** begin THE RECORDS **

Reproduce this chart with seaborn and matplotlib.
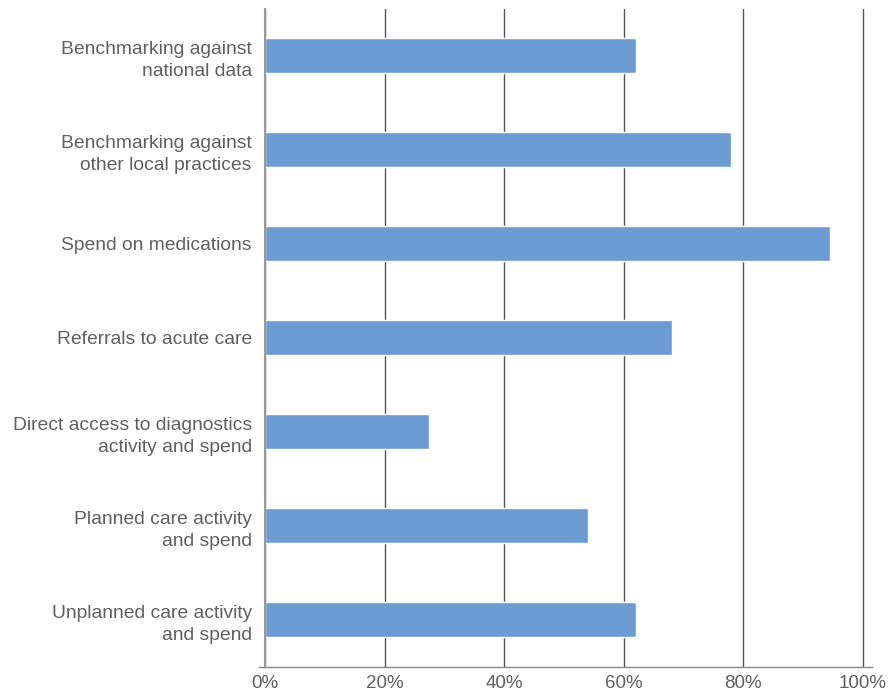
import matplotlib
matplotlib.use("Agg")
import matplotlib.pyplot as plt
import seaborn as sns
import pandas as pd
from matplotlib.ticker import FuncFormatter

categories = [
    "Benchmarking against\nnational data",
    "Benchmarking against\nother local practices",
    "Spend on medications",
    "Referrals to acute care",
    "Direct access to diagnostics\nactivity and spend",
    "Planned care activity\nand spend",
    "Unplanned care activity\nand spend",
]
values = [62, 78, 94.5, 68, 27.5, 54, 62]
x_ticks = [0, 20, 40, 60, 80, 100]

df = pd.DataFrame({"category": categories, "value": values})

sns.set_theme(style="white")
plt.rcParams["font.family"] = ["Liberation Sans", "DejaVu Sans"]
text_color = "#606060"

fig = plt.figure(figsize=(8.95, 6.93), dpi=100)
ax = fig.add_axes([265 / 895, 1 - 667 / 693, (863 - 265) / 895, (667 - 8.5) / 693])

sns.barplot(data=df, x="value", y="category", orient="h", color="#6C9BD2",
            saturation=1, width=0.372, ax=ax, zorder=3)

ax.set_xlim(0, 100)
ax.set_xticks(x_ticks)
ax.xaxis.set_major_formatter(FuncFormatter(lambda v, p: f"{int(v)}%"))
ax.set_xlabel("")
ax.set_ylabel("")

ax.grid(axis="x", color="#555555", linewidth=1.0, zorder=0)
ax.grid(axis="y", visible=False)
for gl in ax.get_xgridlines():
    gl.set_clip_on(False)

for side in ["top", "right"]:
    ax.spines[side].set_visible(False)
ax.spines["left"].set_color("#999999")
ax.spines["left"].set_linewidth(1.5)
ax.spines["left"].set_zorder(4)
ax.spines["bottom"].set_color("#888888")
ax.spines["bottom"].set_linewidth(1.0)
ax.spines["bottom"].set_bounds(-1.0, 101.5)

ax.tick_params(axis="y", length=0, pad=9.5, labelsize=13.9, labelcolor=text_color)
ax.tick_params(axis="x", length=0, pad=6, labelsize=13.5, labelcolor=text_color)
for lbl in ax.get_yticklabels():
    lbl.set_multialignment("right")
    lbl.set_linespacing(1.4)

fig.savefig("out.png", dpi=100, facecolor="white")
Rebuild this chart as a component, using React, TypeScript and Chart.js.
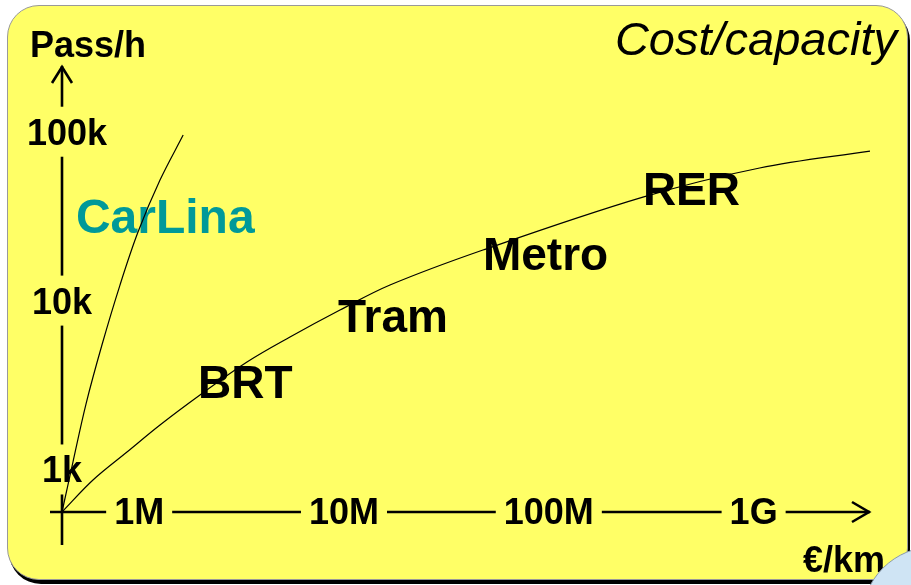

** end THE RECORDS **
** begin THE RECORDS **

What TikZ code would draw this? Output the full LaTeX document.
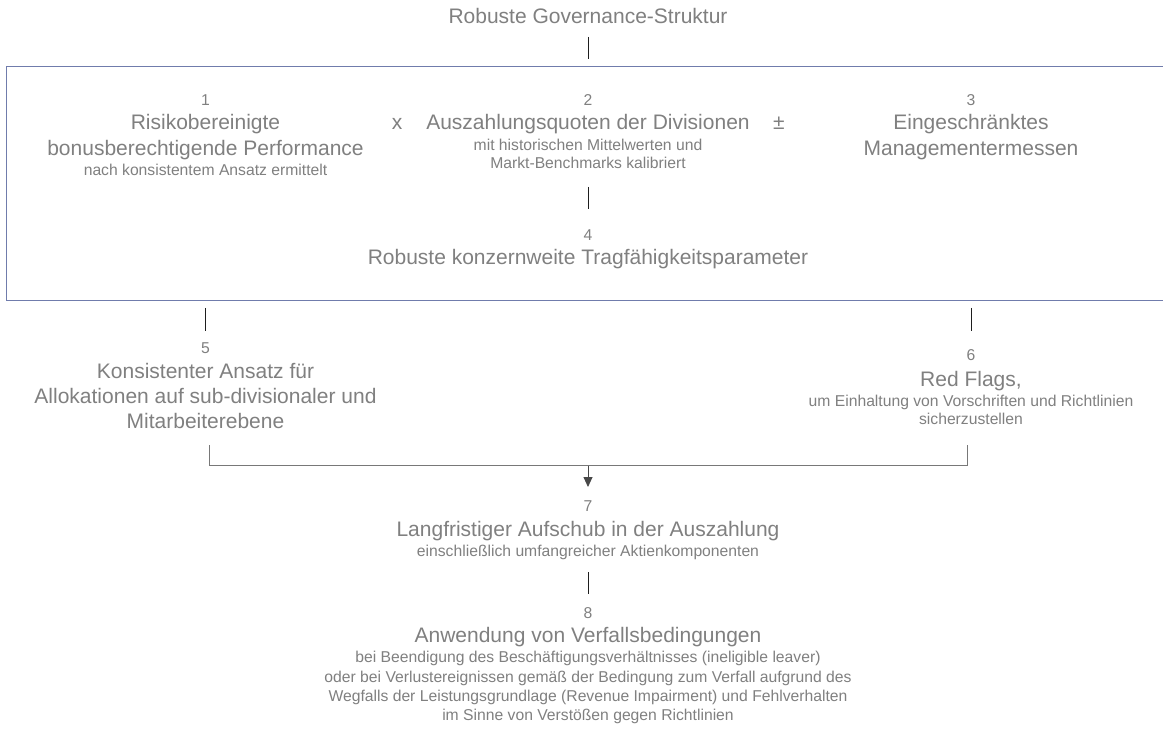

** end THE RECORDS **

*GIVEN TASK*: From the line that has "Reproduce this chart" through the line that has "gl.set_clip_on(False)", reproduce each line exactly as it stands and nothing else; do not include any pictures.

*EXERCISE RESPONSE*:
Reproduce this chart with seaborn and matplotlib.
import matplotlib
matplotlib.use("Agg")
import matplotlib.pyplot as plt
import seaborn as sns
import pandas as pd
from matplotlib.ticker import FuncFormatter

categories = [
    "Benchmarking against\nnational data",
    "Benchmarking against\nother local practices",
    "Spend on medications",
    "Referrals to acute care",
    "Direct access to diagnostics\nactivity and spend",
    "Planned care activity\nand spend",
    "Unplanned care activity\nand spend",
]
values = [62, 78, 94.5, 68, 27.5, 54, 62]
x_ticks = [0, 20, 40, 60, 80, 100]

df = pd.DataFrame({"category": categories, "value": values})

sns.set_theme(style="white")
plt.rcParams["font.family"] = ["Liberation Sans", "DejaVu Sans"]
text_color = "#606060"

fig = plt.figure(figsize=(8.95, 6.93), dpi=100)
ax = fig.add_axes([265 / 895, 1 - 667 / 693, (863 - 265) / 895, (667 - 8.5) / 693])

sns.barplot(data=df, x="value", y="category", orient="h", color="#6C9BD2",
            saturation=1, width=0.372, ax=ax, zorder=3)

ax.set_xlim(0, 100)
ax.set_xticks(x_ticks)
ax.xaxis.set_major_formatter(FuncFormatter(lambda v, p: f"{int(v)}%"))
ax.set_xlabel("")
ax.set_ylabel("")

ax.grid(axis="x", color="#555555", linewidth=1.0, zorder=0)
ax.grid(axis="y", visible=False)
for gl in ax.get_xgridlines():
    gl.set_clip_on(False)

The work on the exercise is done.